Come dice il Vangelo: “Dicono” e “Non fanno”


È solo la coerenza – almeno quotidianamente cercata anche se spesso, per debolezza, violata – che ci abilita ad essere consacrati, che ci indica come persone non dissociate tra “pubblico” e “privato”.
La doppia personalità è presente nella vita religiosa più di quanto sembri. D’altronde è una costante (il che non significa che non debba essere combattuta) che già Cristo aveva visto quando diceva di ascoltare le parole dei maestri pubblici di allora, ma di non imitarli nella loro condotta privata. “Dicono e non fanno”. Lapidario! La verità e l’umiltà ci obbligano a sentirci coinvolti.
Chi di noi religiosi non ha bollato (“pubblico”) la mancanza di una scala di valori nelle concezioni e nei comportamenti dei “nostri fedeli”, soprattutto di quelli che hanno qualche responsabilità sociale, politica, formativa?
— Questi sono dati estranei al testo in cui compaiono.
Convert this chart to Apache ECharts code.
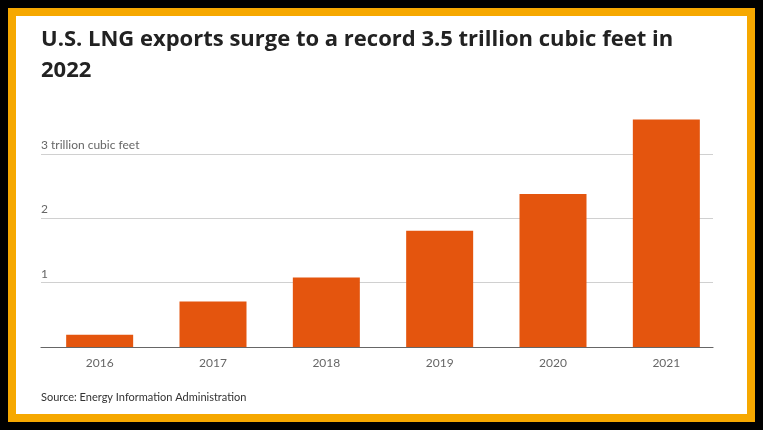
<!DOCTYPE html>
<html>

<head>
    <meta charset="utf-8">
    <title>ECharts</title>
    <script src="https://cdn.jsdelivr.net/npm/echarts@6/dist/echarts.min.js"></script>
    <style>
        html, body { margin: 0; padding: 0; background: #000; }
        #frame {
            position: absolute; left: 8px; top: 8px; width: 747px; height: 414px;
            box-sizing: border-box; border: 8px solid #F6A800; background: #fff;
        }
        #main { position: absolute; left: 0; top: 0; width: 763px; height: 430px; }
    </style>
</head>

<body>
    <div id="frame"></div>
    <div id="main"></div>
    <script type="text/javascript">
        // data
        var years = ['2016', '2017', '2018', '2019', '2020', '2021'];
        var exportsTcf = [0.19, 0.71, 1.08, 1.81, 2.38, 3.54];
        var yTicks = [0, 1, 2, 3];

        var font = 'Lato';
        var chartDom = document.getElementById('main');
        var myChart = echarts.init(chartDom);
        var option;

        option = {
            animation: false,
            title: [{
                text: 'U.S. LNG exports surge to a record 3.5 trillion cubic feet in\n2022',
                left: 41,
                top: 24,
                padding: 0,
                textStyle: {
                    fontFamily: 'Open Sans',
                    fontWeight: 'bold',
                    fontSize: 22,
                    lineHeight: 31,
                    color: '#222'
                }
            }, {
                text: 'Source: Energy Information Administration',
                left: 41,
                top: 390,
                padding: 0,
                textStyle: {
                    fontFamily: font,
                    fontWeight: 'normal',
                    fontSize: 11,
                    lineHeight: 14,
                    color: '#333'
                }
            }],
            grid: [
                // gridlines + baseline
                { left: 41, width: 672, top: 154, height: 193 },
                // bars
                { left: 43, width: 680, top: 90, height: 257 }
            ],
            xAxis: [{
                gridIndex: 0,
                type: 'value',
                min: 0,
                max: 1,
                axisLine: { show: true, onZero: false, lineStyle: { color: '#666', width: 1.2 } },
                axisTick: { show: false },
                axisLabel: { show: false },
                splitLine: { show: false }
            }, {
                gridIndex: 1,
                type: 'category',
                data: years,
                axisLine: { show: false },
                axisTick: { show: false },
                axisLabel: {
                    fontFamily: font,
                    fontSize: 12,
                    color: '#666',
                    margin: 10
                }
            }],
            yAxis: [{
                gridIndex: 0,
                type: 'value',
                min: yTicks[0],
                max: yTicks[yTicks.length - 1],
                interval: 1,
                axisLine: { show: false },
                axisTick: { show: false },
                splitLine: { lineStyle: { color: '#d0d0d0', width: 1 } },
                axisLabel: {
                    inside: true,
                    margin: 0,
                    verticalAlign: 'bottom',
                    padding: [0, 0, 3, 0],
                    fontFamily: font,
                    fontSize: 12,
                    color: '#666',
                    formatter: function (v) {
                        if (v === 0) return '';
                        return v === 3 ? '3 trillion cubic feet' : String(v);
                    }
                }
            }, {
                gridIndex: 1,
                type: 'value',
                min: 0,
                max: 4,
                show: false,
                splitLine: { show: false }
            }],
            series: [{
                type: 'bar',
                xAxisIndex: 1,
                yAxisIndex: 1,
                data: exportsTcf,
                barWidth: 67,
                itemStyle: { color: '#E4550E' }
            }]
        };

        option && myChart.setOption(option);
    </script>
</body>

</html>
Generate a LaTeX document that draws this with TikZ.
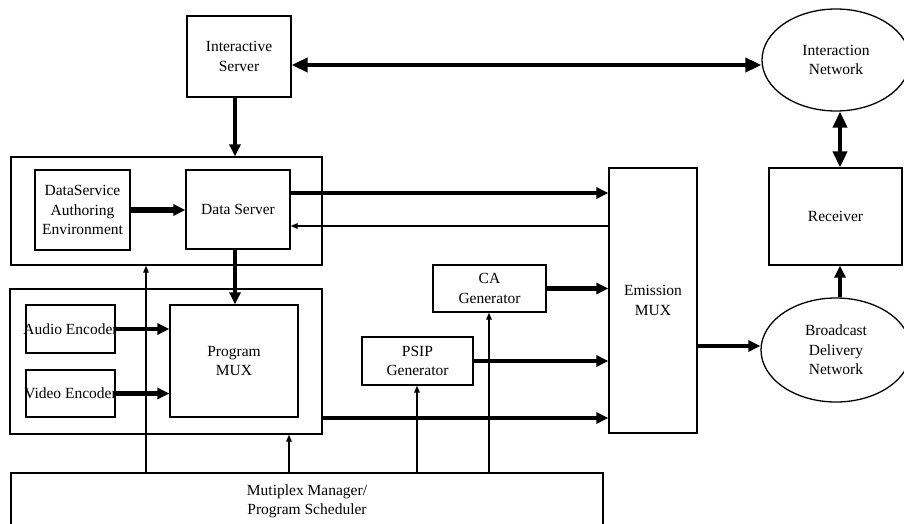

Vi anche per noi una scala di valori il più possibile oggettiva (perché data ed attinta dal vangelo) oppure abbiamo costruito una scala personale, occasionale e sporadica, sempre nostro uso e consumo? Magari chiediamo a gran voce – per gli altri – la luce della conoscenza, della giusta valutazione, dell’indispensabile discernimento, mentre noi preferiamo restare in quel nebuloso e indistinto – oltre che comodo – clima di correttezza che non ci coinvolge e non disturba più di tanto la vita.
Chi di noi non ha spiegato alla gente (“pubblico”) che Cristo è venuto “per servire e non per essere servito” e che questo è (dovrebbe essere) l’atteggiamento del vero suo discepolo? Eppure... a volte, all’interno delle comunità (“privato”) ci aspettiamo che gli altri tengano conto di noi, ci aiutino nel bisogno, si accorgano della nostra “eccellenza”, lodino le nostre doti. Ma da noi non un segno (e se c’è è piuttosto ipocrita o interessato) di considerazione per gli altri, uno schermirsi quando ci viene chiesto qualcosa (sempre occupati!), uno scansare certe situazioni nelle quali sospettiamo di essere chiamati in causa.
Vi sono non pochi religiosi che – giustamente – in pubblico tuonano contro lo strapotere di molti poteri politici, economici (realtà di cui gli scandali attuali forniscono abbondante testimonianza) e invitano con convinzione i laici a non essere passivi, a esprimere a voce alta, e con il voto, il loro parere e il loro eventuale dissenso e denunciano – sempre giustamente – come una colpa il silenzio, la passività. Eppure…spesso gli stessi religiosi, in privato (cioè negli incontri comunitari, nelle assemblee) non aprono bocca, restando in un silenzio non certo accogliente delle cose dette, ma non rotto da interventi chiarificatori, da suggerimenti diversi, in una semplice e sacrosanta parresia. E – loro – non si sentono in colpa, continuando poi – nel privato – a lamentarsi e a manifestare, con la prassi, il proprio dissenso.

Dunque: la dissociazione tra pubblico e privato risulta spesso una componente anche della vita consacrata e non soltanto una caratteristica tradizionale di parecchi protagonisti della vita sociale, economica e politica. E come – con ragione – la si condanna in loro, dovremmo – come religiosi – cercare di estirparla tra noi. La coerenza è anch’essa una virtù da coltivare.